Los docentes de primaria, además de su función central educativa, deben formar parte de hasta cinco comités, cumplir planes mensuales y anuales, tener proyectos, encuestas diagnósticas y planes remediales; dar apoyo curricular significativo y no significativo (traducido en atender hasta 18 estudiantes), hacerse cargo de estadísticas, tablas de los cotidianos, atención de procesos disciplinarios, de las alertas tempranas y visitas al hogar, atención de padres, lo relacionado con las pruebas estandarizadas, llevar los expedientes de cada estudiante en la plataforma, sacar fotocopias, hacer y costear las pizarras murales, participar en festivales, en juegos estudiantiles y olimpíadas. Al punto que una maestra me dijo: “¡Lo que menos se hace es dar clases!”.
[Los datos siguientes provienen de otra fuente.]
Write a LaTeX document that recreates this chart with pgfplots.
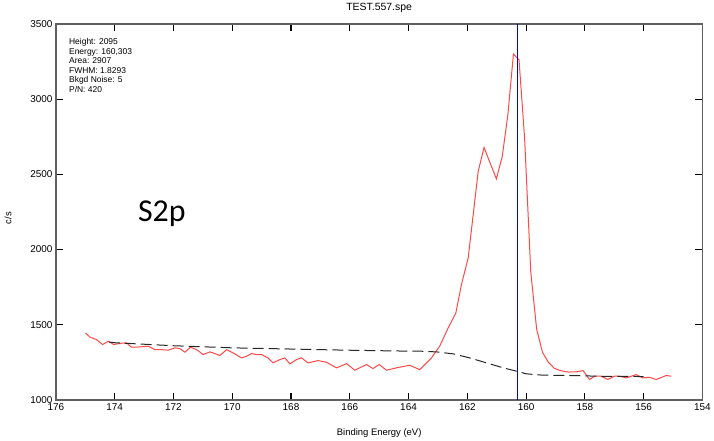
\documentclass[border=0pt]{standalone}
\usepackage{pgfplots}
\pgfplotsset{compat=1.18}
\usepackage{fontspec}
\setmainfont{Liberation Sans}
\newfontfamily\calib{Carlito}
\definecolor{spred}{HTML}{FF4848}
\definecolor{spblue}{HTML}{2F2FF0}
\definecolor{spframe}{HTML}{606060}

\begin{document}
\begin{tikzpicture}
\begin{axis}[
  scale only axis, width=647bp, height=376bp,
  x dir=reverse, xmin=154, xmax=176, ymin=1000, ymax=3500,
  xtick={154,156,...,176}, ytick={1000,1500,...,3500},
  tick align=inside, major tick length=7bp,
  axis line style={draw=spframe, line width=1.4bp},
  every tick/.style={draw=black, line width=1.1bp},
  tick label style={font=\fontsize{10}{12}\selectfont},
  /pgf/number format/assume math mode=true,
  /pgf/number format/set thousands separator={},
  xlabel={Binding Energy (eV)},
  xlabel style={font=\fontsize{9.5}{11}\selectfont, at={(axis description cs:0.5,-0.088)}, anchor=center},
  ylabel={c/s},
  ylabel style={font=\fontsize{9.5}{11}\selectfont, at={(axis description cs:-0.074,0.484)}, anchor=center},
  title={TEST.557.spe},
  title style={font=\fontsize{10.5}{12}\selectfont, at={(axis description cs:0.5,1.027)}, anchor=center},
]
% measured spectrum
\addplot[draw=spred, line width=1bp] coordinates {
(175.0,1445) (174.84,1417) (174.62,1401) (174.41,1368) (174.22,1390) (174.03,1368)
(173.77,1377) (173.60,1379) (173.43,1350) (173.14,1352) (172.86,1357) (172.63,1334)
(172.40,1334) (172.18,1330) (171.95,1346) (171.78,1341) (171.61,1317) (171.42,1350)
(171.21,1334) (170.99,1301) (170.76,1319) (170.65,1312) (170.42,1295) (170.19,1334)
(169.97,1312) (169.68,1279) (169.51,1290) (169.34,1308) (169.17,1301) (169.00,1301)
(168.78,1279) (168.61,1246) (168.38,1268) (168.21,1279) (168.04,1239) (167.81,1268)
(167.64,1279) (167.42,1246) (167.08,1261) (166.79,1250) (166.45,1213) (166.11,1241)
(165.83,1197) (165.43,1235) (165.21,1208) (165.00,1235) (164.75,1197) (164.41,1213)
(163.96,1230) (163.62,1201) (163.22,1279) (162.94,1357) (162.65,1479) (162.39,1578)
(162.20,1767) (161.97,1944) (161.80,2232) (161.63,2520) (161.43,2680) (161.20,2564)
(161.01,2471) (160.81,2620) (160.62,2897) (160.43,3301) (160.24,3262) (160.05,2742)
(159.84,1850) (159.64,1470) (159.44,1315) (159.24,1250) (159.04,1210) (158.84,1195)
(158.57,1185) (158.29,1186) (158.06,1195) (157.84,1135) (157.67,1157) (157.44,1157)
(157.22,1135) (157.00,1157) (156.82,1157) (156.59,1146) (156.25,1168) (156.03,1146)
(155.80,1150) (155.57,1135) (155.23,1162) (155.06,1157)
};
% background
\addplot[draw=black!85, line width=1bp, dash pattern=on 11bp off 5bp] coordinates {
(174.2,1385) (174.0,1380) (172.0,1360) (170.0,1346) (168.0,1338) (166.0,1330)
(164.0,1324) (163.62,1324) (163.05,1319) (162.48,1306) (161.92,1279) (161.35,1246)
(160.78,1213) (160.33,1191) (159.99,1173) (159.43,1164) (158.52,1162) (157.5,1157)
(156.0,1155)
};
% peak position marker
\addplot[draw=blue, line width=1.3bp] coordinates {(160.303,1000) (160.303,3500)};
\node[anchor=north west, align=left, inner sep=0pt, font=\fontsize{8.5}{9.6}\selectfont]
  at (axis description cs:0.0201,0.962)
  {Height: 2095\\Energy: 160,303\\Area: 2907\\FWHM: 1.8293\\Bkgd Noise: 5\\P/N: 420};
\node[anchor=base west, inner sep=0pt, font=\calib\fontsize{32}{36}\selectfont]
  at (axis cs:173.21,2190) {S2p};
\end{axis}
\path ([shift={(-56bp,-40bp)}]current axis.south west) rectangle ([shift={(11bp,16bp)}]current axis.north east);
\end{tikzpicture}
\end{document}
En la secundaria, los docentes deben dedicar tiempo a planeación, reuniones de comités y rellenar plantillas por indicadores debido a las pruebas estandarizadas y diagnósticas, vigilar en los pasillos a estudiantes, digitar informes, participar en actividades cocurriculares, atender a padres, entre muchas responsabilidades más.
Educación superior
Las universidades no están exentas, pues se han constituido en castillos burocráticos, donde el quehacer docente gira en torno al trámite. La libertad de antes para hacer y deshacer está mejor controlada ahora, y eso está bien, porque se trata de fondos públicos; sin embargo, la tendencia es hacia una tiranía de pasos, formularios, firmas o pruebas que no siempre consiguen transparentar, pero sí entorpecen a tal grado que quien desea investigar termina agotando sus impulsos vitales en el camino.
Quizá por eso algunos la vean como el lugar para sumar puntos y ganar más. Corremos el riesgo de que la obtención de títulos académicos en universidades patito, las publicaciones en revistas creadas para sus publicaciones, la construcción de redes académicas cuyo objetivo principal son los viajes que se reciprocan, las pasantías, las menciones de honor de tesis al por mayor, la fundación de asociaciones académicas, los nombramientos en propiedad y la entrega de premios, que casi siempre incluyen dinero, sean fines en sí mismos.
Mecanismos que, en teoría, deberían estar al servicio de la excelencia, pero que, a veces, como señaló el historiador francés Antoine Prost, son dispositivos entre pares para la búsqueda del reconocimiento y sus dividendos.
O, como afirmó el sociólogo Pierre Bourdieu, son la trayectoria que siguen los intelectuales universitarios en la que el poder y el prestigio académicos son armas y objetos en un combate de todos contra todos.
En el correcorre de esta despiadada competencia en la corporación académica, el reposo para el estudio que debería caracterizar el quehacer intelectual se vuelve una ilusión, más si agregamos una rendición de cuentas institucional que deja poco espacio para la introspección al servicio del país.
La frase cartesiana “pienso, luego existo” debe ser vuelta al revés: es la experiencia de la vida lo que nos ofrece la base para la consideración. Nuestro deber es elaborar, renunciando a la pretensión de un objetivismo robótico y un ascetismo ético que dejan fuera otras dimensiones de la humanidad cuya finalidad es producir un tipo de conocimiento que integre la razón y la experiencia, como señaló Hegel.
No basta con pensar en soledad, también se necesita un pasaje hacia las cavilaciones colectivas, como lo demostró la teórica política alemana Hannah Arendt, quien dedicó gran parte de su trabajo intelectual a argumentar a favor de la importancia de la participación en la esfera pública, como una vía para fortalecer y ejercer la libertad humana, lo cual se logra, decía, en los puntos de encuentro y discusión colectivos.
No aprender de lo que nos pasa es como si dijéramos que vivimos en balde o que somos como los virus, de los cuales apenas si se puede decir que están vivos.